━━ Data provided ━━

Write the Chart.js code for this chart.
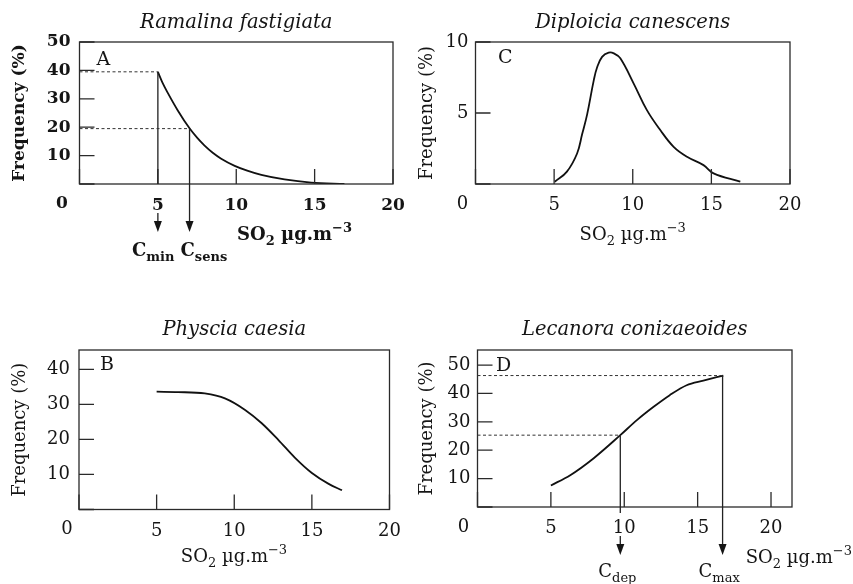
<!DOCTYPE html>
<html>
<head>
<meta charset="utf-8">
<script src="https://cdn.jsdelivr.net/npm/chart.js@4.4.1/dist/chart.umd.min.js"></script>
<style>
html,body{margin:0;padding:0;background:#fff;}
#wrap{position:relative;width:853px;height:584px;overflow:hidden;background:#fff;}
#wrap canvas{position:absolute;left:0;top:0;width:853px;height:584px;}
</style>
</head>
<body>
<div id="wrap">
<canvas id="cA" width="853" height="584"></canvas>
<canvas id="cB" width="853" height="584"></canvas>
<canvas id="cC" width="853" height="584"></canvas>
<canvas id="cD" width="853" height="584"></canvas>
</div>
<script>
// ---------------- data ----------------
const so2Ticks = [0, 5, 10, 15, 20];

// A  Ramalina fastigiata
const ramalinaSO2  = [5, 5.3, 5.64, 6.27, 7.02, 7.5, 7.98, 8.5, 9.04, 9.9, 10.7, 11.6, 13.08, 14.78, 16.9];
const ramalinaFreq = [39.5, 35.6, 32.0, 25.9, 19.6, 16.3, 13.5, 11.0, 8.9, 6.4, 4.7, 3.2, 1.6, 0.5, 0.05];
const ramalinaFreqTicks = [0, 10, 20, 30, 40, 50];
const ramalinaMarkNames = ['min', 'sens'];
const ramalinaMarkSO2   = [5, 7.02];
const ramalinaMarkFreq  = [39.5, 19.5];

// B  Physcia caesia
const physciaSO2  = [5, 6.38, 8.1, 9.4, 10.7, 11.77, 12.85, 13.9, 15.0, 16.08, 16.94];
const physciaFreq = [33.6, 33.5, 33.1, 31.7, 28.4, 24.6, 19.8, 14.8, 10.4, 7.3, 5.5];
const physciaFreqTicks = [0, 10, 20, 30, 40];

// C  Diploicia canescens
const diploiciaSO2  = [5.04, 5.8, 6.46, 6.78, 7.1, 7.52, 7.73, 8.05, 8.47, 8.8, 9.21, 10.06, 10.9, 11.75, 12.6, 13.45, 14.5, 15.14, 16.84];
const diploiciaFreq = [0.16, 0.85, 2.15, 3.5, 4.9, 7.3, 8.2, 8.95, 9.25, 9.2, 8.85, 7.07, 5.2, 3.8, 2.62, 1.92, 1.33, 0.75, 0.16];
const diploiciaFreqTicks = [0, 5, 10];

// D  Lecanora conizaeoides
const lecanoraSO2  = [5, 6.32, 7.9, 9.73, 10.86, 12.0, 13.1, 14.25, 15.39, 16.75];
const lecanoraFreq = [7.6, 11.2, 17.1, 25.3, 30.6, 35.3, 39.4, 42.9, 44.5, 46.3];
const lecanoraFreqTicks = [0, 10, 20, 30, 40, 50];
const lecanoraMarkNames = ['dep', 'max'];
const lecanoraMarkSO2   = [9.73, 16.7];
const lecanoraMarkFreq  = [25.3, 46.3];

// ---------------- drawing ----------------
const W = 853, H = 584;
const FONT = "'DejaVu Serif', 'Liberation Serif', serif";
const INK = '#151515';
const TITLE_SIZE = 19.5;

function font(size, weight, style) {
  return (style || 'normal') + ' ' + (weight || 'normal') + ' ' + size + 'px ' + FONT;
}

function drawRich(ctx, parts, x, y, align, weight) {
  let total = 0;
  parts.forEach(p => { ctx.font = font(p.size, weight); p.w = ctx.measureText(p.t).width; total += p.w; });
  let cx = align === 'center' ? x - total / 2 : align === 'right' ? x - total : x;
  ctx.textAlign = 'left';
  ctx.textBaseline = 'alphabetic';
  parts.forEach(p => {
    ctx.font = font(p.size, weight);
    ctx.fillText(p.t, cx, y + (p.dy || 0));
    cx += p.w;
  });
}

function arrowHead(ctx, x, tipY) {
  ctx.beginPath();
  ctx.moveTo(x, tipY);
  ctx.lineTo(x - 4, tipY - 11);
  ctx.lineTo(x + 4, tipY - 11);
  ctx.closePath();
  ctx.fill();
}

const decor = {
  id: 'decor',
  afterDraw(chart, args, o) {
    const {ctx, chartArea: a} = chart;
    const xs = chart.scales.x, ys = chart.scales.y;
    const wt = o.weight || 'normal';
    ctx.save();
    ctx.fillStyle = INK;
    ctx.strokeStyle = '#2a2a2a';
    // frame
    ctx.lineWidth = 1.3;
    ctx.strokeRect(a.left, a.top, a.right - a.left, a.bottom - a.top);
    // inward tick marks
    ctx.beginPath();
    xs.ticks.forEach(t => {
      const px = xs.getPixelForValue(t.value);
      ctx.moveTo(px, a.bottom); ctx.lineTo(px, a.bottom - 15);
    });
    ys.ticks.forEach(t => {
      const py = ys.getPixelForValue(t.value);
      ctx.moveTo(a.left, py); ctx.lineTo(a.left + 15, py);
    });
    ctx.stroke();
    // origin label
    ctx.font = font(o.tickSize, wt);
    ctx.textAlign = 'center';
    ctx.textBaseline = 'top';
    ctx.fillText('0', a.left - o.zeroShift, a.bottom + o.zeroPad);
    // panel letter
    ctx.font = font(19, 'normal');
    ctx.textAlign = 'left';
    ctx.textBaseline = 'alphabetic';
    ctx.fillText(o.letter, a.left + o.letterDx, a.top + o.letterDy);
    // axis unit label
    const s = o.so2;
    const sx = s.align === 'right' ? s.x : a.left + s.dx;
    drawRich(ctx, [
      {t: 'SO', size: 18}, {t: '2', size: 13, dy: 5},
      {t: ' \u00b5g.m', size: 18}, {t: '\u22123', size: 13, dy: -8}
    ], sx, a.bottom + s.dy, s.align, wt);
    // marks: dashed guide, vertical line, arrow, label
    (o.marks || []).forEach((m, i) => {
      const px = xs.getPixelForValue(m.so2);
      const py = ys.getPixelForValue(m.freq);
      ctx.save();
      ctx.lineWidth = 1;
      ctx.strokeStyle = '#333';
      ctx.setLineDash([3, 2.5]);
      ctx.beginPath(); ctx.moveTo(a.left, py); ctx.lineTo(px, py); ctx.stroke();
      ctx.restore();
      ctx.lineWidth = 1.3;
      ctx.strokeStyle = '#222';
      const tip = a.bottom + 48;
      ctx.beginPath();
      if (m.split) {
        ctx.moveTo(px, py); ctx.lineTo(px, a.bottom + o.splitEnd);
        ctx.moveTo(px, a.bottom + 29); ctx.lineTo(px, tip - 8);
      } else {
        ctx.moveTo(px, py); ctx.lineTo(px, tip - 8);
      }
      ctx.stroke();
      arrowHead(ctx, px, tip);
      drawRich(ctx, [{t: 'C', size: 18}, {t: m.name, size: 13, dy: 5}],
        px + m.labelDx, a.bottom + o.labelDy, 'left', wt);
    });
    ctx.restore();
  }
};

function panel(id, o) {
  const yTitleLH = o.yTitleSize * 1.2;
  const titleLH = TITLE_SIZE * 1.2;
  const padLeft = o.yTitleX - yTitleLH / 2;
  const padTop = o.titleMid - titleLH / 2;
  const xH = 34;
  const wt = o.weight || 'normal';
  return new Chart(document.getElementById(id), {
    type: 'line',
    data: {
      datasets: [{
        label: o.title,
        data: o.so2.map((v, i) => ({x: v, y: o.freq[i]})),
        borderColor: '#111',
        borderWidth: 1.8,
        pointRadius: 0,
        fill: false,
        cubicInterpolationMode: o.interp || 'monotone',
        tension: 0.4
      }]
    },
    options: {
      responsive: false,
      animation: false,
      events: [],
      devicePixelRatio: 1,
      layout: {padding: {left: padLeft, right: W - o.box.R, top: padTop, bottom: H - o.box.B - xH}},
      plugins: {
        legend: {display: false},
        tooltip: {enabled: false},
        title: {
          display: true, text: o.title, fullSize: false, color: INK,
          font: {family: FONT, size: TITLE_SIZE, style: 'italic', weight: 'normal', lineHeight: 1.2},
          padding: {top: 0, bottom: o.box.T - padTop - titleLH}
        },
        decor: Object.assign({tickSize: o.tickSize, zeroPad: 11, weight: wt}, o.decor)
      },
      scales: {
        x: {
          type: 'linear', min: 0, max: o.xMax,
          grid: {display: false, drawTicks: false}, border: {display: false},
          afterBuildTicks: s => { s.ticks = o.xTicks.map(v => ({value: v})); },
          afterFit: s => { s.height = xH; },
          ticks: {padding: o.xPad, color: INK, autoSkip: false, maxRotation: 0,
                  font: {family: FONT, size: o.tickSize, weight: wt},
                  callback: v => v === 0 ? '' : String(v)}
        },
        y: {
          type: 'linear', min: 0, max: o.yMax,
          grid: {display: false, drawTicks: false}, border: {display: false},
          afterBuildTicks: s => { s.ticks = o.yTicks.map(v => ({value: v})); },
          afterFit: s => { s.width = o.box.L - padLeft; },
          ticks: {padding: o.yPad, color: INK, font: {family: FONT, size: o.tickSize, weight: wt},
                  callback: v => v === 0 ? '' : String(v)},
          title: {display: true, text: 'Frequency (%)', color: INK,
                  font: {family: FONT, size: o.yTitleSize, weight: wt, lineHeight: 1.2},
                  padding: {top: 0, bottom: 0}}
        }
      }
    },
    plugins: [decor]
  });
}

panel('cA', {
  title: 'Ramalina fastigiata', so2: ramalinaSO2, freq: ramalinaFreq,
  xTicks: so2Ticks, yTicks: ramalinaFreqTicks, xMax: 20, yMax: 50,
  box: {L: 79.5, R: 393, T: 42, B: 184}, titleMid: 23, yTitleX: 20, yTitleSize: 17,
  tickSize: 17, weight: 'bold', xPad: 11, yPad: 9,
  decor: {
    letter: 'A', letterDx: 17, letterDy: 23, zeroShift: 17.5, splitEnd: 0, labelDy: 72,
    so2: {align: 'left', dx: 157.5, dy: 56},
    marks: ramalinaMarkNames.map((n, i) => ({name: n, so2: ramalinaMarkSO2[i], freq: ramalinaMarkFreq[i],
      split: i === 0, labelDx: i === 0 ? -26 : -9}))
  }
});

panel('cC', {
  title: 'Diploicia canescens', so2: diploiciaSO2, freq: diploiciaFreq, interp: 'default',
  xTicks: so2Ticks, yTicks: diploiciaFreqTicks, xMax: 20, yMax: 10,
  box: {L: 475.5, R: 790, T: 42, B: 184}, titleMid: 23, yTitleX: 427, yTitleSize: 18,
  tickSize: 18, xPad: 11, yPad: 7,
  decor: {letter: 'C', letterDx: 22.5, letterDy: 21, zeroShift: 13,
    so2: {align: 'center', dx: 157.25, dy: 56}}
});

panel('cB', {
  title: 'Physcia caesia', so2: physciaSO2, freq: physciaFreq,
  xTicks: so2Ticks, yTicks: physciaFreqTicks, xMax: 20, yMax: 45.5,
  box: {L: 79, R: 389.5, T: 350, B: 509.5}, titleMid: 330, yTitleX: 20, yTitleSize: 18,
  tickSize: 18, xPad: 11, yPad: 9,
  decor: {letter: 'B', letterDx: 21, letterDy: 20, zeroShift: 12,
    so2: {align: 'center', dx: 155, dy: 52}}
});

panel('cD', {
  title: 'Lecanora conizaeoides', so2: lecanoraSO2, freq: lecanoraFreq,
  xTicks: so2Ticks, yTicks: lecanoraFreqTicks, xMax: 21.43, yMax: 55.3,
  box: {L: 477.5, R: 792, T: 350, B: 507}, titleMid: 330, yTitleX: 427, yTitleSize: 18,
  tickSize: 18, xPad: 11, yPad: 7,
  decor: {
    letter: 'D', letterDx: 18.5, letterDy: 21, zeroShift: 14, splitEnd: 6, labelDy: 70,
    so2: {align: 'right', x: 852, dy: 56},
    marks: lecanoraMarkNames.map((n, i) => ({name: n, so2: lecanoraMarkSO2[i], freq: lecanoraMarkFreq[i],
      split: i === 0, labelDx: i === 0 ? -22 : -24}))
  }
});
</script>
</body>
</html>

━━━

> The problem
Restate the material word for word from its first line through the line containing "const so2Ticks = [0, 5, 10, 15, 20];", both included; the pictures do not belong in it.

> Answer for the task
Write the Chart.js code for this chart.
<!DOCTYPE html>
<html>
<head>
<meta charset="utf-8">
<script src="https://cdn.jsdelivr.net/npm/chart.js@4.4.1/dist/chart.umd.min.js"></script>
<style>
html,body{margin:0;padding:0;background:#fff;}
#wrap{position:relative;width:853px;height:584px;overflow:hidden;background:#fff;}
#wrap canvas{position:absolute;left:0;top:0;width:853px;height:584px;}
</style>
</head>
<body>
<div id="wrap">
<canvas id="cA" width="853" height="584"></canvas>
<canvas id="cB" width="853" height="584"></canvas>
<canvas id="cC" width="853" height="584"></canvas>
<canvas id="cD" width="853" height="584"></canvas>
</div>
<script>
// ---------------- data ----------------
const so2Ticks = [0, 5, 10, 15, 20];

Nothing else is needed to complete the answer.